Of course, if desired, an additional layer of adhesive 50 such as hot melt urethane, polyester, polyamide, or the like may be added at the intersection between the particle/binder composition and the exterior composite layer 18. Such an adhesive may further stabilize the structure and provide enhanced protection against delamination. If used, such an adhesive layer may be applied in line such as on the bottom of the exterior composite layer 18 using, for example, roll coater 60 or other coating techniques such as spray coaters, extruders, or the like. It may also be applied to the top of the backing structure 14 by a spray coater, air knife, or other coating means if desired. The process line or lamination range of FIG. 2 may be used to also produce other structures such as shown, for example, in FIGS. 7, 12 and 14.

Aside from fused particles of, for example, rubber and foam, it is also contemplated that surface coverings of the present invention may incorporate backing structures of so called “rebond” foam wherein relatively small pieces or chips of scrap foam are formed into sheets with resilient binder between the foam pieces. FIG. 2A illustrates a processing line for the incorporation of, for example, such preformed rebond foam into a layered structure as described in relation to FIG. 1. In FIG. 2A, elements corresponding to those described in relation to FIG. 2 are designated by corresponding reference numerals with a prime.

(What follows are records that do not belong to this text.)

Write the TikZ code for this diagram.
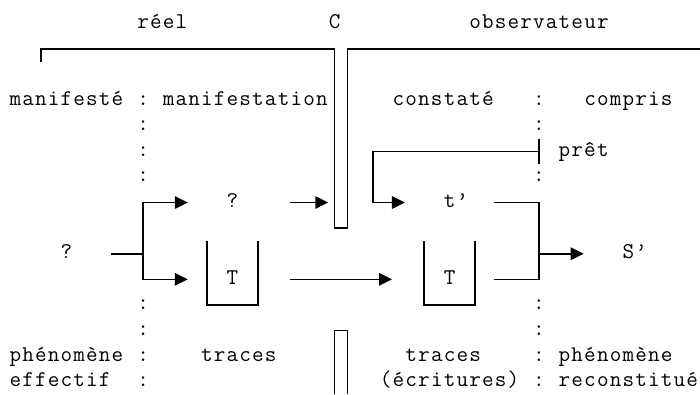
\documentclass[tikz,border=0pt]{standalone}
\usetikzlibrary{arrows.meta}
\newlength\gridcw
\setlength\gridcw{12.77pt}
\def\gridstop{\gridstop}
\def\gridtxt#1{\gridloop#1\gridstop}
\def\gridloop#1{\ifx\gridstop#1\else\hbox to\gridcw{\hss#1\hss}\expandafter\gridloop\fi}
\newcommand\diagfont{\ttfamily\fontsize{22.5}{25}\selectfont}
\tikzset{
  lbl/.style={anchor=base west, inner sep=0pt, outer sep=0pt, font=\diagfont},
  ln/.style={line width=1.6pt, line join=miter},
  arr/.style={ln, -{Triangle[length=13pt,width=12.5pt]}},
}
\begin{document}
\begin{tikzpicture}[x=1pt,y=-1pt]
\useasboundingbox (0,0) rectangle (700,394);
\clip (0,0) rectangle (700,394);
% ---- texts (baseline = row centre + 5)
\node[lbl] (reel) at (136.7,28.4) {\gridtxt{réel}};
\node[lbl] (C) at (328.25,28.4) {\gridtxt{C}};
\node[lbl] (obs) at (468.72,28.4) {\gridtxt{observateur}};
\node[lbl] (manifeste) at (9,105.2) {\gridtxt{manifesté}};
\node[lbl] (c3l) at (136.7,105.2) {\gridtxt{:}};
\node[lbl] (manifestation) at (162.24,105.2) {\gridtxt{manifestation}};
\node[lbl] (constate) at (392.1,105.2) {\gridtxt{constaté}};
\node[lbl] (c3r) at (532.57,105.2) {\gridtxt{:}};
\node[lbl] (compris) at (583.65,105.2) {\gridtxt{compris}};
\node[lbl] (c4l) at (136.7,130.8) {\gridtxt{:}};
\node[lbl] (c4r) at (532.57,130.8) {\gridtxt{:}};
\node[lbl] (c5l) at (136.7,156.4) {\gridtxt{:}};
\node[lbl] (pret) at (558.11,156.4) {\gridtxt{prêt}};
\node[lbl] (c6l) at (136.7,181.9) {\gridtxt{:}};
\node[lbl] (c6r) at (532.57,181.9) {\gridtxt{:}};
\node[lbl] (qup) at (226.09,207.5) {\gridtxt{?}};
\node[lbl] (tp) at (443.18,207.5) {\gridtxt{t’}};
\node[lbl] (q) at (60.08,258.7) {\gridtxt{?}};
\node[lbl] (Sp) at (621.96,258.7) {\gridtxt{S’}};
\node[lbl] (T1) at (226.09,284.3) {\gridtxt{T}};
\node[lbl] (T2) at (443.18,284.3) {\gridtxt{T}};
\node[lbl] (c11l) at (136.7,309.9) {\gridtxt{:}};
\node[lbl] (c11r) at (532.57,309.9) {\gridtxt{:}};
\node[lbl] (c12l) at (136.7,335.5) {\gridtxt{:}};
\node[lbl] (c12r) at (532.57,335.5) {\gridtxt{:}};
\node[lbl] (phen1) at (9,361.1) {\gridtxt{phénomène}};
\node[lbl] (c13l) at (136.7,361.1) {\gridtxt{:}};
\node[lbl] (tr1) at (200.55,361.1) {\gridtxt{traces}};
\node[lbl] (tr2) at (404.87,361.1) {\gridtxt{traces}};
\node[lbl] (c13r) at (532.57,361.1) {\gridtxt{:}};
\node[lbl] (phen2) at (558.11,361.1) {\gridtxt{phénomène}};
\node[lbl] (eff) at (9,386.7) {\gridtxt{effectif}};
\node[lbl] (c14l) at (136.7,386.7) {\gridtxt{:}};
\node[lbl] (ecr) at (379.33,386.7) {\gridtxt{(écritures)}};
\node[lbl] (c14r) at (532.57,386.7) {\gridtxt{:}};
\node[lbl] (rec) at (558.11,386.7) {\gridtxt{reconstitué}};
% ---- coordinates
\coordinate (tlA) at (40.9,61.8);
\coordinate (tlB) at (40.9,49);
\coordinate (bL1) at (334.6,49);
\coordinate (bL2) at (334.6,228.1);
\coordinate (bR2) at (347.4,228.1);
\coordinate (bR1) at (347.4,49);
\coordinate (trE) at (700,49);
\coordinate (lbL0) at (334.6,394);
\coordinate (lbL1) at (334.6,330.5);
\coordinate (lbR1) at (347.4,330.5);
\coordinate (lbR0) at (347.4,394);
\coordinate (lead) at (111.2,253.7);
\coordinate (jn) at (143.1,253.7);
\coordinate (tipU) at (187.8,202.5);
\coordinate (tipD) at (187.8,279.3);
\coordinate (a7s) at (289.9,202.5);
\coordinate (a7e) at (328.25,202.5);
\coordinate (a10s) at (289.9,279.3);
\coordinate (a10e) at (392.1,279.3);
\coordinate (tkT) at (539,138.6);
\coordinate (tkB) at (539,164.2);
\coordinate (tkM) at (539,151.4);
\coordinate (pk1) at (373,151.4);
\coordinate (pkE) at (404.9,202.5);
\coordinate (tpS) at (494.3,202.5);
\coordinate (tpC) at (539,202.5);
\coordinate (tTC) at (539,279.3);
\coordinate (tTS) at (494.3,279.3);
\coordinate (sj) at (539,253.7);
\coordinate (sE) at (583.65,253.7);
\coordinate (b1a) at (207.0,240.9);
\coordinate (b1b) at (207.0,304.9);
\coordinate (b1c) at (258.0,304.9);
\coordinate (b1d) at (258.0,240.9);
\coordinate (b2a) at (424.0,240.9);
\coordinate (b2b) at (424.0,304.9);
\coordinate (b2c) at (475.1,304.9);
\coordinate (b2d) at (475.1,240.9);
% ---- frame and barrier
\draw[ln] (tlA) -- (tlB) -- (bL1) -- (bL2) -- (bR2) -- (bR1) -- (trE);
\draw[ln] (lbL0) -- (lbL1) -- (lbR1) -- (lbR0);
% ---- boxes
\draw[ln] (b1a) -- (b1b) -- (b1c) -- (b1d);
\draw[ln] (b2a) -- (b2b) -- (b2c) -- (b2d);
% ---- connectors
\draw[ln] (lead) -- (jn);
\draw[arr] (jn) |- (tipU);
\draw[arr] (jn) |- (tipD);
\draw[arr] (a7s) -- (a7e);
\draw[arr] (a10s) -- (a10e);
\draw[ln] (tkT) -- (tkB);
\draw[arr] (tkM) -- (pk1) |- (pkE);
\draw[ln] (tpS) -- (tpC) -- (tTC) -- (tTS);
\draw[arr] (sj) -- (sE);
\end{tikzpicture}
\end{document}
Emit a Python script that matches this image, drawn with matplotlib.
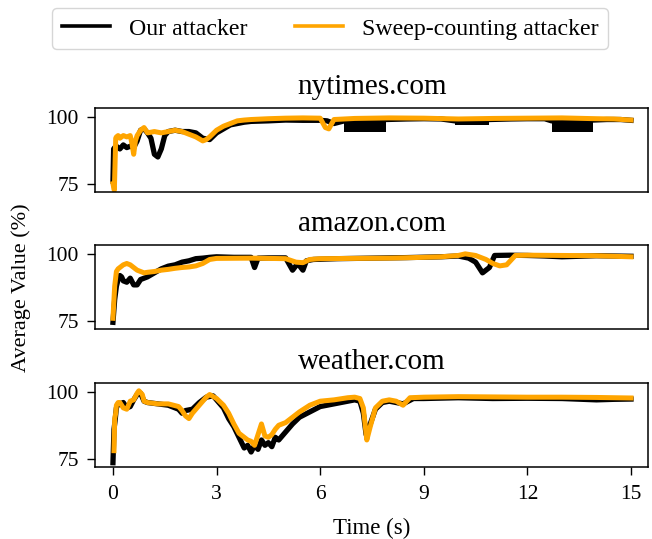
import matplotlib
matplotlib.use("Agg")
import matplotlib.pyplot as plt

plt.rcParams['font.family'] = ['Liberation Serif', 'DejaVu Serif']

# ---------------- data ----------------
sites = ["nytimes.com", "amazon.com", "weather.com"]
series_names = ["Our attacker", "Sweep-counting attacker"]
xticks = [0, 3, 6, 9, 12, 15]
yticks = [75, 100]

# nytimes.com
ny_t_ours = [0, 0.02, 0.05, 0.1, 0.2, 0.3, 0.4, 0.5, 0.6, 0.7, 0.8, 0.9, 1.0, 1.1, 1.2, 1.3,
             1.4, 1.5, 1.6, 1.8, 2.0, 2.2, 2.4, 2.6, 2.8, 3.0, 3.2, 3.4, 3.6, 3.8, 4.0, 4.5,
             5.0, 5.5, 6.0, 6.2, 6.4, 6.7, 7.0, 7.5, 7.9, 8.5, 9.0, 9.5, 9.9, 10.5, 10.9,
             11.5, 12.0, 12.5, 12.7, 13.0, 13.5, 13.9, 14.3, 14.7, 15.0]
ny_ours = [76, 88, 88.5, 89, 88, 89.5, 88.5, 89, 88.5, 91, 95, 95.5, 94, 92, 86, 85,
           88, 93, 94.5, 95, 94.5, 94.5, 94, 92, 91.5, 94, 95.5, 97, 97.5, 98, 98.3, 98.5,
           98.8, 98.7, 98.7, 98.5, 97.5, 98.5, 98.6, 98.6, 99, 99.2, 99.3, 99.2, 98.5, 98, 99,
           99.2, 99.3, 99.3, 98.5, 98.6, 98.6, 98.8, 99, 99, 98.7]
ny_t_sweep = [0, 0.04, 0.08, 0.1, 0.15, 0.2, 0.3, 0.4, 0.5, 0.55, 0.6, 0.65, 0.7, 0.8, 0.9,
              1.0, 1.2, 1.4, 1.6, 1.8, 2.0, 2.2, 2.4, 2.6, 2.7, 2.8, 3.0, 3.2, 3.4, 3.6, 3.8,
              4.0, 4.5, 5.0, 5.5, 6.0, 6.15, 6.25, 6.4, 7.0, 8.0, 9.0, 10.0, 11.0, 12.0, 13.0,
              14.0, 14.5, 15.0]
ny_sweep = [75, 72.5, 92, 92.5, 93, 92, 93, 92.5, 93, 90, 86, 91, 93, 95, 96,
            94, 94.5, 94, 94.5, 95, 94.5, 93.5, 92.5, 91, 91.5, 92.5, 95, 96.5, 97.5, 98.5, 98.8,
            99, 99.3, 99.5, 99.6, 99.5, 96, 95.5, 99, 99.4, 99.6, 99.5, 99.2, 99.4, 99.5, 99.6,
            99.3, 99.2, 98.8]
ny_band_start = [6.7, 9.9, 12.7]
ny_band_end = [7.9, 10.9, 13.9]
ny_band_low = [94.5, 97.0, 94.5]
ny_band_high = [98.5, 98.5, 98.5]

# amazon.com
am_t_ours = [0, 0.05, 0.1, 0.15, 0.2, 0.25, 0.3, 0.4, 0.5, 0.6, 0.7, 0.8, 0.9, 1.0, 1.2, 1.4,
             1.6, 1.8, 2.0, 2.2, 2.4, 2.6, 2.8, 3.0, 3.5, 4.0, 4.1, 4.2, 4.5, 5.0, 5.2, 5.35,
             5.5, 5.6, 5.8, 6.5, 7.5, 8.5, 9.5, 10.0, 10.3, 10.5, 10.7, 10.9, 11.05, 11.5,
             12.0, 12.5, 13.0, 13.5, 14.0, 14.5, 15.0]
am_ours = [74.5, 83, 88, 90.5, 92, 91.5, 90, 89.5, 91, 88.5, 88.5, 90.5, 91, 91.5, 93, 94.5,
           95.5, 96, 97, 97.5, 98.3, 98.5, 98.8, 99, 98.8, 98.8, 95, 98.5, 98.6, 98.6, 94, 96.5,
           94, 97.5, 98, 98.3, 98.5, 98.7, 99, 99.3, 98.5, 97, 93, 95, 99.5, 99.6,
           99.5, 99.3, 99, 99.2, 99.4, 99.3, 99.2]
am_t_sweep = [0, 0.05, 0.1, 0.15, 0.2, 0.3, 0.4, 0.5, 0.6, 0.7, 0.8, 0.9, 1.0, 1.2, 1.4, 1.6,
              1.8, 2.0, 2.2, 2.4, 2.6, 2.8, 3.0, 4.0, 5.0, 5.3, 5.5, 5.7, 6.0, 7.0, 8.0, 9.0,
              9.5, 10.0, 10.2, 10.5, 10.8, 11.0, 11.2, 11.4, 11.65, 12.0, 13.0, 14.0, 15.0]
am_sweep = [76, 88, 93.5, 94.5, 95, 96, 96.5, 96, 95, 94, 93.5, 93, 93.2, 93.5, 94, 94.3,
            94.7, 95, 95.2, 95.6, 96.5, 98, 98.4, 98.5, 98.3, 97, 96.8, 98, 98.3, 98.4, 98.5, 98.8,
            99, 99.5, 100.1, 99.5, 98, 96.5, 95.6, 96, 99.5, 99.6, 99.5, 99.4, 99]

# weather.com
we_t_ours = [0, 0.03, 0.06, 0.1, 0.15, 0.2, 0.3, 0.4, 0.5, 0.6, 0.7, 0.8, 0.9, 1.0, 1.3, 1.6,
             1.9, 2.0, 2.1, 2.3, 2.5, 2.7, 2.9, 3.0, 3.2, 3.35, 3.5, 3.65, 3.8, 3.9, 4.0, 4.1,
             4.2, 4.3, 4.4, 4.5, 4.6, 4.7, 4.8, 5.0, 5.2, 5.4, 5.7, 6.0, 6.4, 6.8, 7.0, 7.15,
             7.25, 7.33, 7.45, 7.6, 7.8, 8.0, 8.4, 8.7, 9.0, 10.0, 11.0, 12.0, 13.0, 14.0,
             14.5, 15.0]
we_ours = [73.5, 86, 89, 94, 95.5, 95.5, 96, 94, 94.5, 97, 99, 99.5, 96.5, 96, 95.5, 95,
           93.5, 92, 93, 93.5, 96, 98, 98.5, 97, 94, 90, 87, 83, 79, 80, 77.5, 80,
           78.5, 82, 80, 81, 79.5, 83, 82, 85, 88, 90.5, 92.5, 94.5, 95.5, 96.5, 97, 96.5,
           92, 84, 88, 93.5, 96, 96.5, 95.5, 97.5, 97.5, 97.8, 97.5, 97.6, 97.5, 97,
           97.2, 97.3]
we_t_sweep = [0.03, 0.05, 0.08, 0.1, 0.15, 0.2, 0.3, 0.4, 0.45, 0.5, 0.6, 0.7, 0.75, 0.85,
              0.9, 1.0, 1.3, 1.6, 1.9, 2.0, 2.1, 2.2, 2.3, 2.5, 2.7, 2.8, 3.0, 3.2, 3.35, 3.5,
              3.65, 3.8, 3.9, 4.0, 4.1, 4.2, 4.3, 4.4, 4.5, 4.6, 4.7, 4.8, 5.0, 5.2, 5.4, 5.7,
              6.0, 6.4, 6.8, 7.0, 7.15, 7.25, 7.35, 7.45, 7.6, 7.8, 8.0, 8.2, 8.4, 8.6, 9.0,
              10.0, 11.0, 12.0, 13.0, 14.0, 14.5, 15.0]
we_sweep = [78, 90, 92, 95, 96, 96, 94, 93.5, 95, 96.5, 97, 99.5, 100.4, 99,
            96.5, 96, 95.5, 95.5, 94.5, 93, 91, 90, 92, 95, 98, 99, 97.5, 95, 92, 88,
            84.5, 83, 82, 81.5, 80, 84, 88, 83.5, 83, 84, 86, 87.5, 88.5, 90.5, 92.5, 95,
            96.5, 97, 97.8, 98, 97.5, 94, 82, 87, 94, 96.5, 97, 96.5, 95, 97.8, 98,
            98.2, 98.1, 98, 98, 97.9, 97.8, 97.7]

panels = [
    (ny_t_ours, ny_ours, ny_t_sweep, ny_sweep,
     (ny_band_start, ny_band_end, ny_band_low, ny_band_high)),
    (am_t_ours, am_ours, am_t_sweep, am_sweep, None),
    (we_t_ours, we_ours, we_t_sweep, we_sweep, None),
]

# ---------------- figure ----------------
fig = plt.figure(figsize=(6.52, 5.39), dpi=100)
left, width = 0.1457, 0.8486
bottoms = [0.6443, 0.3896, 0.1341]
height = 0.1553

axes = []
for i, (name, p) in enumerate(zip(sites, panels)):
    ax = fig.add_axes([left, bottoms[i], width, height])
    t_o, v_o, t_s, v_s, bands = p
    h1, = ax.plot(t_o, v_o, color='black', lw=3.8)
    if bands is not None:
        for a, b, lo, hi in zip(*bands):
            ax.fill_between([a, b], [lo, lo], [hi, hi], color='black', lw=0)
    h2, = ax.plot(t_s, v_s, color='#FFA500', lw=3.6)
    ax.set_xlim(-0.52, 15.5)
    ax.set_ylim(72.0, 103.3)
    ax.set_yticks(yticks)
    ax.set_xticks(xticks)
    ax.tick_params(axis='both', labelsize=15.5, length=5.5, width=1.0)
    ax.tick_params(axis='y', pad=6)
    ax.tick_params(axis='x', pad=8)
    if i < 2:
        ax.set_xticklabels([])
        ax.tick_params(axis='x', length=0)
    for s in ax.spines.values():
        s.set_linewidth(1.1)
    ax.set_title(name, fontsize=21, pad=10.4)
    axes.append(ax)

axes[-1].set_xlabel("Time (s)", fontsize=16.5, labelpad=10)
fig.text(0.033, 0.466, "Average Value (%)", rotation=90, ha='center', va='center',
         fontsize=16)

leg = fig.legend([h1, h2], series_names, loc='upper center', bbox_to_anchor=(0.5067, 0.9846),
                 ncol=2, fontsize=17.2, borderaxespad=0, frameon=True)
for lh in leg.get_lines():
    lh.set_linewidth(2.6)

fig.savefig("out.png", dpi=100)
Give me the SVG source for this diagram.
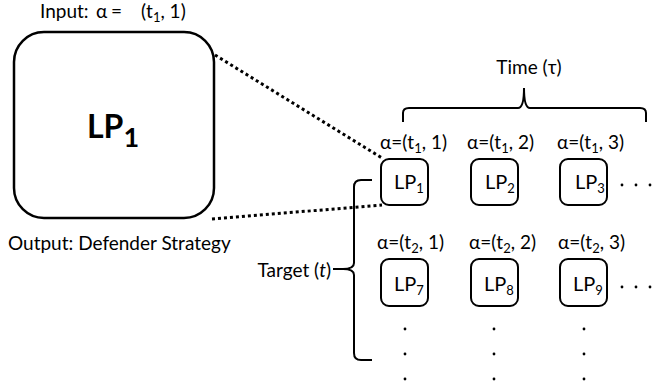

The process illustrated in FIG. 2A is substantially identical to that described in relation to FIG. 2 with the exception that the deposited mass of particles and binder is replaced by a preformed sheet 14′ of particles and binder such as rebond foam or other bound particles or particle mixtures. In order to secure the exterior composite layer 18′ to this preformed sheet 14′, a coater 60′ is used to apply a layer of adhesive 50′ such as urethane, polyester, polyamide, or the like to the underside of the exterior composite layer 18′ prior to mating with the preformed sheet 14′. Upon entering the nip zone between the opposing belts 22′, 24′ the pressure and heat applied causes the foam pieces to partially compress. The binder between the foam particles may fuse the particles together in the partially compressed state thereby forming a stable backing structure of desired thickness and resilience. In this regard, greater compression may give rise to reduced levels of cushioning resilience. The exterior composite layer 18′ is concurrently bonded to the backing structure by the intermediate adhesive layer 50′. After formation, the resultant structure may be delivered to a tile cutter 31′ if it is to be used in a modular installation or accumulated on a roll (not shown) if it is to be used in extended length segments or to be cut later. The surface covering such as flooring, floor tile, or floor covering produced by the process of FIG. 2A may look like the product of FIG. 7 with or without the backing sheet 452.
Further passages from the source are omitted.